• STORED ROWS:
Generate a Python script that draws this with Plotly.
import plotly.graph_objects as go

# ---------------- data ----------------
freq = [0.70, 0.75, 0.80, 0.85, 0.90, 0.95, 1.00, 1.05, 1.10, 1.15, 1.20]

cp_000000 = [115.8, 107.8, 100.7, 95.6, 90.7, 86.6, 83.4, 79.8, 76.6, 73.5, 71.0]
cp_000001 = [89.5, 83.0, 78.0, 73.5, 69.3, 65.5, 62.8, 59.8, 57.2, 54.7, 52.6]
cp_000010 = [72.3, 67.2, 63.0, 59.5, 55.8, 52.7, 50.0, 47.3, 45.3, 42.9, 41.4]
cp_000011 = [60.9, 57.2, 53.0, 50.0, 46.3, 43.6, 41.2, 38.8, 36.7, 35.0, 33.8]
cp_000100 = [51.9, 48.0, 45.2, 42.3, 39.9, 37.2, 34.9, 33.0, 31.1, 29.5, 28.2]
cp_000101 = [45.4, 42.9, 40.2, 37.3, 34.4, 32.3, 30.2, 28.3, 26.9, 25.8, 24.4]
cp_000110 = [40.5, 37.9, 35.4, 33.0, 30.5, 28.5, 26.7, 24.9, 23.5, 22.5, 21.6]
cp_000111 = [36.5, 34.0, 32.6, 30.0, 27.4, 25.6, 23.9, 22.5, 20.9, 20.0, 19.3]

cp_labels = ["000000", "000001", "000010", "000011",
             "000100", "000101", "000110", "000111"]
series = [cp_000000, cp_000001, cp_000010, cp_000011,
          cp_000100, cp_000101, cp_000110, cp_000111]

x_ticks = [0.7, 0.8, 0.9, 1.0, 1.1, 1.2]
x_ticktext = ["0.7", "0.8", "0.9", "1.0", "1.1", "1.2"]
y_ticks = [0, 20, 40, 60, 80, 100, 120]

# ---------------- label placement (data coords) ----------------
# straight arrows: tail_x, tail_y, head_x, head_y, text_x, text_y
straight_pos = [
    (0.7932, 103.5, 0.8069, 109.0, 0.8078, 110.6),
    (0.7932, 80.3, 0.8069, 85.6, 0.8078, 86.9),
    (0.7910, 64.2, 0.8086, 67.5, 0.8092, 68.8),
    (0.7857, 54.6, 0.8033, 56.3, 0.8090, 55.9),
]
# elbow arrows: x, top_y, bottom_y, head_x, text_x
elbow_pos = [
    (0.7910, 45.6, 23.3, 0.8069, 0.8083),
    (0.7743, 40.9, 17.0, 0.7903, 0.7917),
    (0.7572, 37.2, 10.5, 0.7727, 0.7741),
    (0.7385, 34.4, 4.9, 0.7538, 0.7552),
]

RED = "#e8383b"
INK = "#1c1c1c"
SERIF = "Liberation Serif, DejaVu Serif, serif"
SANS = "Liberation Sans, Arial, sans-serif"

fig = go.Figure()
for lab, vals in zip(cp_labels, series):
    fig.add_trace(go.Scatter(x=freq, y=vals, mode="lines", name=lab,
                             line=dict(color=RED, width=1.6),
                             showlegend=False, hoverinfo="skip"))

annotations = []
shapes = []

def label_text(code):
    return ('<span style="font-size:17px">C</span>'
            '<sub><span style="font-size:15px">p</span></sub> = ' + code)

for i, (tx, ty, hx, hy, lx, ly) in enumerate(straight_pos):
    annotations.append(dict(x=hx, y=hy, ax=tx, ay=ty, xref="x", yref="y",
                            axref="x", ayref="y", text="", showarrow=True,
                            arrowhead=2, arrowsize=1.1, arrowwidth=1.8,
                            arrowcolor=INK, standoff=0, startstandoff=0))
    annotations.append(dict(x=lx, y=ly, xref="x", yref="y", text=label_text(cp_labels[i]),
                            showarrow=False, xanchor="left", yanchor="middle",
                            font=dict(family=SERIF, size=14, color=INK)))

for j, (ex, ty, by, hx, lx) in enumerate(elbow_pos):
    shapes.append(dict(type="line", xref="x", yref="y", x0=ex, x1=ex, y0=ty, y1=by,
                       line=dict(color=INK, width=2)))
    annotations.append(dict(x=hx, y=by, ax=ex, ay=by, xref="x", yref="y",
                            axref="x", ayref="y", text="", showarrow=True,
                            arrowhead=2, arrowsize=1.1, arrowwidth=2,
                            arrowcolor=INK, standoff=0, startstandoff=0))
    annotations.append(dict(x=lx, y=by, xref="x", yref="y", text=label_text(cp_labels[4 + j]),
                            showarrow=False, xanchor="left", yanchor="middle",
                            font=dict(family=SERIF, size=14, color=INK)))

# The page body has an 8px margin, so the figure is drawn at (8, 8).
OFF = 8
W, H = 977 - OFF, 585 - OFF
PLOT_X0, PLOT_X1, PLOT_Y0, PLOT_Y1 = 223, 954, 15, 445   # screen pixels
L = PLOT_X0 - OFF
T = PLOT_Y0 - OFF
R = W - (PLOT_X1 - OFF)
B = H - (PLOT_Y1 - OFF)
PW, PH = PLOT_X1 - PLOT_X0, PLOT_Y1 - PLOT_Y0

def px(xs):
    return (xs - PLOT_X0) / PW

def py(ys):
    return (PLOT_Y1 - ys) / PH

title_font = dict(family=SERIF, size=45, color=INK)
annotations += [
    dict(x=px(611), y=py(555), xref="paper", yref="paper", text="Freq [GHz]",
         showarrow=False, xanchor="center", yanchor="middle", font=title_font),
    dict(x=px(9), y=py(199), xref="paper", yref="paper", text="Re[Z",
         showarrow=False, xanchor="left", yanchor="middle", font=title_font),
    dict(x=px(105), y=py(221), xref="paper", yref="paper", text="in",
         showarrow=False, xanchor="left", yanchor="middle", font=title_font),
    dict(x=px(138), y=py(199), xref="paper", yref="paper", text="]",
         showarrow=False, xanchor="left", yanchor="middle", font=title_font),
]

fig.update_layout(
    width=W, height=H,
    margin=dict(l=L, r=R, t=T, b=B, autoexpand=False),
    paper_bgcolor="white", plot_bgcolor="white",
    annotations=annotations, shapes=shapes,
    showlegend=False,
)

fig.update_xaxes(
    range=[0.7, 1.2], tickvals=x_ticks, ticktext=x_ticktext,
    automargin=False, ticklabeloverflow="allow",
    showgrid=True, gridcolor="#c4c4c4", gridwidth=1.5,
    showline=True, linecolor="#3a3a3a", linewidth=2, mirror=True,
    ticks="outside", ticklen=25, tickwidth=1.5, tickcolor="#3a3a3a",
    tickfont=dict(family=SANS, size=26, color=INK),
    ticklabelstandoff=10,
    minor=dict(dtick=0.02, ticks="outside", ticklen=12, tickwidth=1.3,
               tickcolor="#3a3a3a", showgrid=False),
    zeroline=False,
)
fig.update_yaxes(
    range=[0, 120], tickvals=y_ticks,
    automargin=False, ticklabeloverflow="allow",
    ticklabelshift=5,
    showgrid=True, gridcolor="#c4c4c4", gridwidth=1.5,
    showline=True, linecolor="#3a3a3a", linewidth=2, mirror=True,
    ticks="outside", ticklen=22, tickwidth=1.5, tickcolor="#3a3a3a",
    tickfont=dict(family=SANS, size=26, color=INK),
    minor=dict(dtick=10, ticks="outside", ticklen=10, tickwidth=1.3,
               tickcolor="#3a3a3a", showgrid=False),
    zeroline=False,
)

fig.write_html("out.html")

==

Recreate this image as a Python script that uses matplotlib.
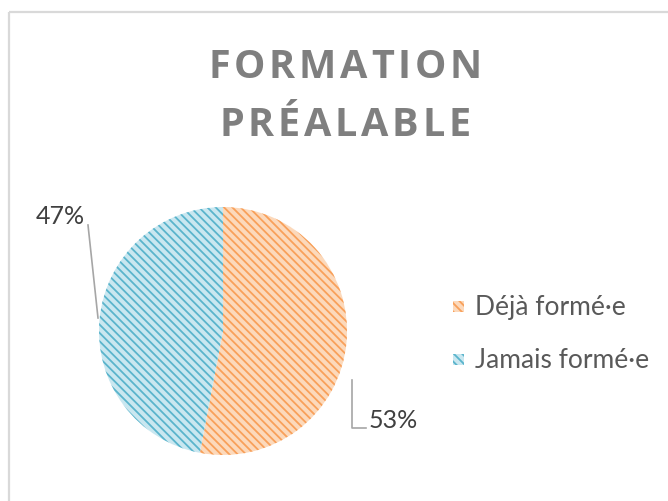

--

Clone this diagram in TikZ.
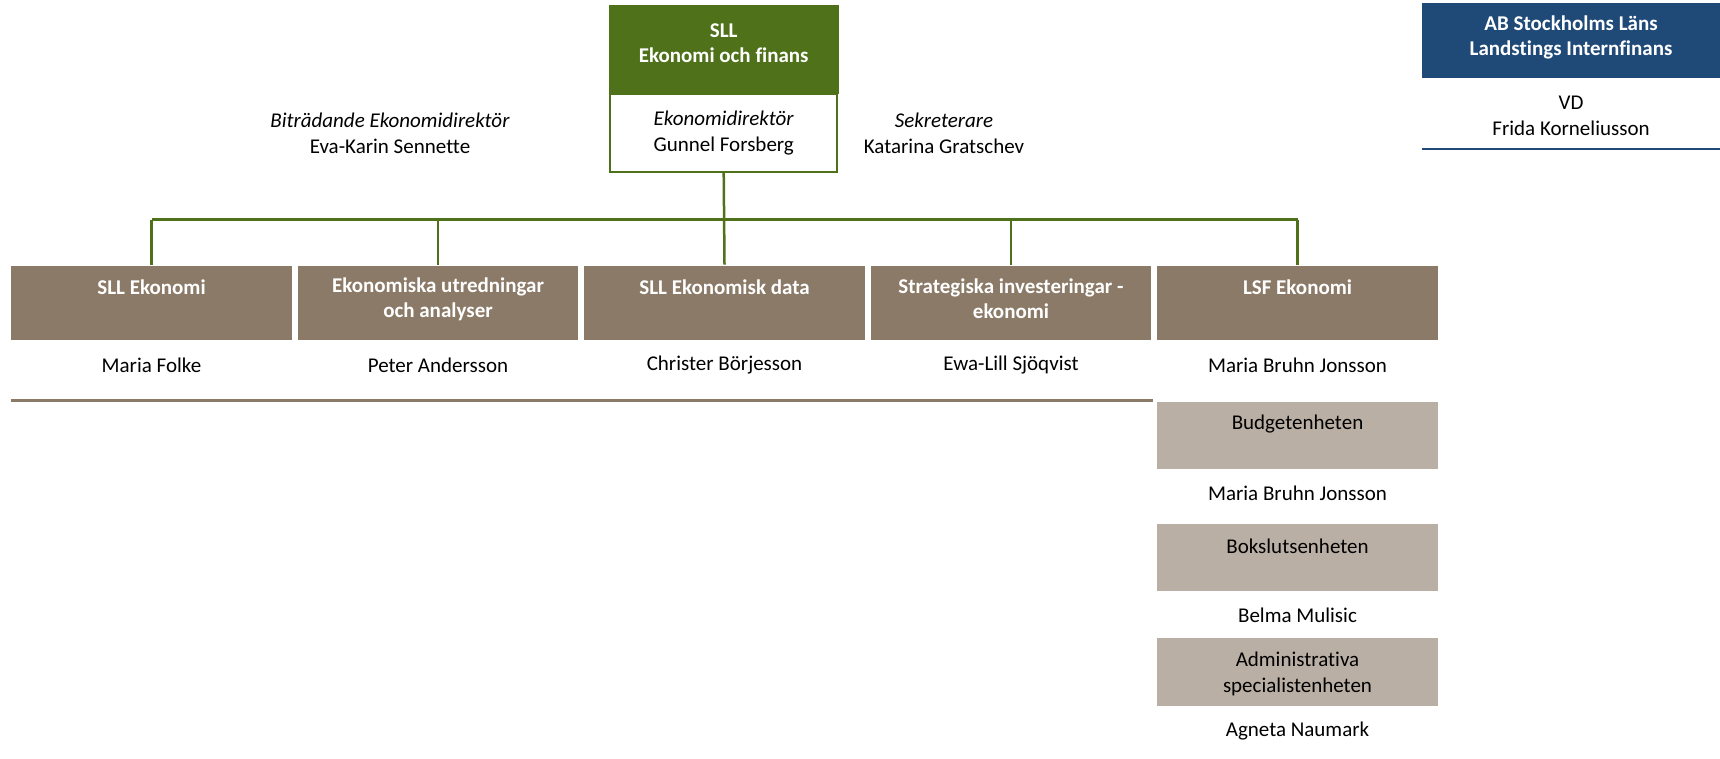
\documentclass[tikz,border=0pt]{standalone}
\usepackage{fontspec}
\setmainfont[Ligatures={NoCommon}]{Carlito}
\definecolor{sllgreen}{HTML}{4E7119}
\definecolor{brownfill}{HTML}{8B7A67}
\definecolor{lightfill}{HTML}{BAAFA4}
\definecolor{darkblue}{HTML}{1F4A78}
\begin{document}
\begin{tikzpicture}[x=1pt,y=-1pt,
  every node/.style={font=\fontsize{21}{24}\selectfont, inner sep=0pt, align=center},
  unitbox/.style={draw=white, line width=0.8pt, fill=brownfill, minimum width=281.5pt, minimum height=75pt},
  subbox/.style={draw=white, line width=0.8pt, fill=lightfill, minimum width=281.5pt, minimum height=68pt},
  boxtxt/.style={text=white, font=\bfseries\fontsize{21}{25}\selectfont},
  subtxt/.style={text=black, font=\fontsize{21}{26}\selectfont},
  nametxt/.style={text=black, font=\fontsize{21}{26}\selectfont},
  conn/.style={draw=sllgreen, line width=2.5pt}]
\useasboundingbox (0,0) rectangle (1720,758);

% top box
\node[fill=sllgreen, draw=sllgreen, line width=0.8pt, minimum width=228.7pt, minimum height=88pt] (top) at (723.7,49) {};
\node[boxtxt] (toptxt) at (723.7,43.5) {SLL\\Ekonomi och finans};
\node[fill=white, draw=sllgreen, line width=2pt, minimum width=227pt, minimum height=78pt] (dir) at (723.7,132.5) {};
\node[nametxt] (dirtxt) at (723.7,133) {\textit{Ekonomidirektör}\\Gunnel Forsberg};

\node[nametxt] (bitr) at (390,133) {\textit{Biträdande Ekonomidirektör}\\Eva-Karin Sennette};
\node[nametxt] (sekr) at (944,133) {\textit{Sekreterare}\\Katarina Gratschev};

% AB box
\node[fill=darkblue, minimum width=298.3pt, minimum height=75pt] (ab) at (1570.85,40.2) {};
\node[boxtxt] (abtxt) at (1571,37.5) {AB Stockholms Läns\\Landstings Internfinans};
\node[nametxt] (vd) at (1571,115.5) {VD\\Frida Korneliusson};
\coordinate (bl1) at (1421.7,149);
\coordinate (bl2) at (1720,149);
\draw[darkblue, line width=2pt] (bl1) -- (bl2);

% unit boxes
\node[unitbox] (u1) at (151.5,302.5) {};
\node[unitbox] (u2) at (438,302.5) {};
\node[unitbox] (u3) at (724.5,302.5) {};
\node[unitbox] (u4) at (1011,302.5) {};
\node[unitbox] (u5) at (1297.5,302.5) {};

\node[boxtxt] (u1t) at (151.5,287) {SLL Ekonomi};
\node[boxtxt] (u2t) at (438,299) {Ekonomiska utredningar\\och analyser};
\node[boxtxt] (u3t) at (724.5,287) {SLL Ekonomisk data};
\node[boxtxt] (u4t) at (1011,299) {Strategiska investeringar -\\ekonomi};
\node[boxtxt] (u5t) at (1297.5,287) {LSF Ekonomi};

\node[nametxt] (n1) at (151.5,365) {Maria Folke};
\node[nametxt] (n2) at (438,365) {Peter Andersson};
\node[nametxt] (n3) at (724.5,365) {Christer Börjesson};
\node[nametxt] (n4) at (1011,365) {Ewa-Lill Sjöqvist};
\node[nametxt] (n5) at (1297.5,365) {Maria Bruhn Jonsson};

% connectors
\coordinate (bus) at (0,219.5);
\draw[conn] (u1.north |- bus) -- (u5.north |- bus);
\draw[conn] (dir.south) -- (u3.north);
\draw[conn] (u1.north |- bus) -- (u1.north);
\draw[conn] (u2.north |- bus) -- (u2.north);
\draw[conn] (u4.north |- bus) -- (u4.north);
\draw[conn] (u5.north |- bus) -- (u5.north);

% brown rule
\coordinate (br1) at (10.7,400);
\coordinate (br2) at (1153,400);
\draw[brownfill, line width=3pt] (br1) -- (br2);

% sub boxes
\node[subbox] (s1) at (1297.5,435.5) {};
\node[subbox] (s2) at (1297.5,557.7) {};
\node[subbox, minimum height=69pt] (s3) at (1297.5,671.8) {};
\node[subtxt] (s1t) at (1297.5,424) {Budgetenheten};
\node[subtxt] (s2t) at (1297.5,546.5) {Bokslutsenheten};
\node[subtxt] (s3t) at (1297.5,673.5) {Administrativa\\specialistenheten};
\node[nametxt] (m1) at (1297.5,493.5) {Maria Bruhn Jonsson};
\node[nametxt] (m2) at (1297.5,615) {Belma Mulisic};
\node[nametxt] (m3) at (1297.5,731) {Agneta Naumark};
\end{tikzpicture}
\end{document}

• WHAT TO PRODUCE: Pull out every line containing "that".

• RESPONSE BELOW:
Generate a Python script that draws this with Plotly.
Recreate this image as a Python script that uses matplotlib.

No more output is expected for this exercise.